Preheat oven to 400.  Spray muffin tins with nonstick spray.  (You could use paper liners, but you would be sacrificing all the muffin stuck to the paper, and believe me you don't want to do that!)  Combine dry muffing ingredients, then add buttermilk, oil and lemon juice.  Add eggs one at a time.  Fold in blueberries until just mixed.  Pour into prepared pans.

For topping, combine with a fork until mixture resembles course crumbs.  Sprinkle generously over muffin batter.  Bake for 23-25 minutes, until toothpick insert in center comes out clean.

Quick and Easy Chili

I've used the same basic recipe for this forever.  It's something you can throw together in 15-20 minutes for dinner or put into a crockpot and let cook all day.  You can use it to make chili dogs, serve it over fritos for homemade gutbusters or just have a bowl of it all by itself.  I made this just last night.  One of these days I will fiddle with it and try adding more stuff to it, but I haven't yet.  Why mess with a good thing?

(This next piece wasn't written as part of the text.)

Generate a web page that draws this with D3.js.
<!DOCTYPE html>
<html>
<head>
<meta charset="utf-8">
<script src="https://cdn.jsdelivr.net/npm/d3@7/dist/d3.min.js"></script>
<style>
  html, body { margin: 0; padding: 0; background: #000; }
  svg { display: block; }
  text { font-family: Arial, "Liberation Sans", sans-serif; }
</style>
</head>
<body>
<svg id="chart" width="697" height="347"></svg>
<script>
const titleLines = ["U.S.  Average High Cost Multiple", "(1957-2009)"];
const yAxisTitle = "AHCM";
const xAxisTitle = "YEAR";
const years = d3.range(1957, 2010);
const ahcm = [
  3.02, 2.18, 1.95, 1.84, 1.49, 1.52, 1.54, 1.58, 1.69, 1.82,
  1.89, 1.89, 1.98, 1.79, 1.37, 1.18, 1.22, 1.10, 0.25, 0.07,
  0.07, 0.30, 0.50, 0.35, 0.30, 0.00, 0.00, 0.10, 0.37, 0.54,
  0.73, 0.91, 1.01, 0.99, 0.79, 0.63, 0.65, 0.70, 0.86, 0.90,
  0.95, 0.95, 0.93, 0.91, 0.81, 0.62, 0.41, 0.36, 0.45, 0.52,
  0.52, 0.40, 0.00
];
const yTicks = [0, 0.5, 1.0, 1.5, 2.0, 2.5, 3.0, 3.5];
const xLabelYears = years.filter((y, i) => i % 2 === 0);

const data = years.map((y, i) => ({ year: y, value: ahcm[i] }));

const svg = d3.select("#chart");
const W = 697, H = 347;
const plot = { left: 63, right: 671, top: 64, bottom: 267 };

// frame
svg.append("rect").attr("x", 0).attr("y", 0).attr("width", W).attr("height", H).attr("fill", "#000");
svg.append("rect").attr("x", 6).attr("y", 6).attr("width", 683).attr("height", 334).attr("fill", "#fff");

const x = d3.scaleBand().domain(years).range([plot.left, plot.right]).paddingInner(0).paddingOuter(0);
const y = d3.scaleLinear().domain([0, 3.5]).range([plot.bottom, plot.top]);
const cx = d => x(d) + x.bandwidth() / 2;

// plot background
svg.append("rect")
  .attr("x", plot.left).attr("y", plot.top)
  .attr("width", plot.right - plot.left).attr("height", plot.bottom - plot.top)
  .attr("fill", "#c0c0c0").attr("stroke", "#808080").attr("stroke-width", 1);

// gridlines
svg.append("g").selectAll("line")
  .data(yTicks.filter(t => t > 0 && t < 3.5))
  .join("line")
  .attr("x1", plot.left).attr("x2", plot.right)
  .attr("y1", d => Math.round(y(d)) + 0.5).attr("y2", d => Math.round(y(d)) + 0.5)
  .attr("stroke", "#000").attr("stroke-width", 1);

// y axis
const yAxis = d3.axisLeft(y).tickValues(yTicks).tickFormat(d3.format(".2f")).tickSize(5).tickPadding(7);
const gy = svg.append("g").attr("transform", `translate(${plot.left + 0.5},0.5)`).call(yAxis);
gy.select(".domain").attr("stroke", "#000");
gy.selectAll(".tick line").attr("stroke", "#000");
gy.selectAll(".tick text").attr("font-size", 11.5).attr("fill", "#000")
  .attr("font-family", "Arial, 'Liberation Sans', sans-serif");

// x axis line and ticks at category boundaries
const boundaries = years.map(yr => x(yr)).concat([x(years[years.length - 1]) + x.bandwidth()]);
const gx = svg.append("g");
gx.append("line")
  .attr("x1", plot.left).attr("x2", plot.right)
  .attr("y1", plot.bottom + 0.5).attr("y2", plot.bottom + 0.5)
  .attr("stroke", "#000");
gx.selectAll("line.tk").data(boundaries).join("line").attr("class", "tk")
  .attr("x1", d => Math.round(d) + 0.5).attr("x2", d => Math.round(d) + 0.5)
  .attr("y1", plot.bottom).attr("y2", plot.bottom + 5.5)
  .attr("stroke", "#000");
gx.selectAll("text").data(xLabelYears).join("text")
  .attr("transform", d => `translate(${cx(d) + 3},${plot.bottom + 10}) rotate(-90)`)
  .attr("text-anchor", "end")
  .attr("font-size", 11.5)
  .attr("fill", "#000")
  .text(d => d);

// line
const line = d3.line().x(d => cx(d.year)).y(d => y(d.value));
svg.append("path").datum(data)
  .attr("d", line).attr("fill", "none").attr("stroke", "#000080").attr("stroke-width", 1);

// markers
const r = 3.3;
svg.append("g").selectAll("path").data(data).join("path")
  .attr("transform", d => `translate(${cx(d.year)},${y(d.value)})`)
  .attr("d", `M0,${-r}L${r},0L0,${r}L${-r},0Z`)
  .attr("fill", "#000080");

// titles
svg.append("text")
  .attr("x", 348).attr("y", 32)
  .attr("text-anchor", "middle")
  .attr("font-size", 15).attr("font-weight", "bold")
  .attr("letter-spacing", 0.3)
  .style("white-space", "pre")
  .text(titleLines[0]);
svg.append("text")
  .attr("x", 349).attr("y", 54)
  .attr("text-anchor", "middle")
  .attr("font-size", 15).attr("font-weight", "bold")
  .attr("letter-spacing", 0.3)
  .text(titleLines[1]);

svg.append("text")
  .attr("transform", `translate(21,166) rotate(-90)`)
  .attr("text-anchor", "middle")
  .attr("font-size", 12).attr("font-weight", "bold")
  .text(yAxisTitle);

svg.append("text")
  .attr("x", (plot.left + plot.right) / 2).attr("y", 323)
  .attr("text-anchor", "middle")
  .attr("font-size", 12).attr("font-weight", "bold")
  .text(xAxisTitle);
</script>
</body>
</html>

- 1 pound lean ground beef
- 1/2 medium onion, diced
- 1 clove garlic, minced
- 2 tbsp chili powder
- dash pepper
- 1 large can chili beans
- 1 can diced tomatoes
- 1/2 small can tomato paste
- shredded cheddar cheese and/or diced onions for garnish

Brown ground beef in deep skillet, adding the onion, garlic, chili powder and pepper to the meat.  Cook until meat is done and onions transparent. 

Add the rest of the ingredients and mix thoroughly.  You can warm it all together on the stovetop or put it in a crockpot on low for a few hours.  I opt not to add more heat to the chili since the kids don't like it too spicy, but you can add hot pepper sauce or dried cayenne pepper to make it hotter. 

Sunday, January 2, 2011

Rosemary Chicken

Hello blog.  I've neglected you.  But I've been busy....had a good excuse and all I suppose. 

Here is one of the things I cooked since I've been here.  It ain't fancy, but it's good.

Rosemary Chicken
- 4-6 boneless, skinless chicken breasts
- 4 springs fresh rosemary, chopped
- 3 tbsp oil
- 2 tbsp butter
- 2-3 cloves of garlic, finely minced

Heat oil in large skillet on medium, then place chicken in pan.  Cook until browned on that side, then flip.  Brown on the other side, then add butter, garlic and rosemary and cover.  Reduce heat to low-medium and cook until chicken is no longer pink in the center.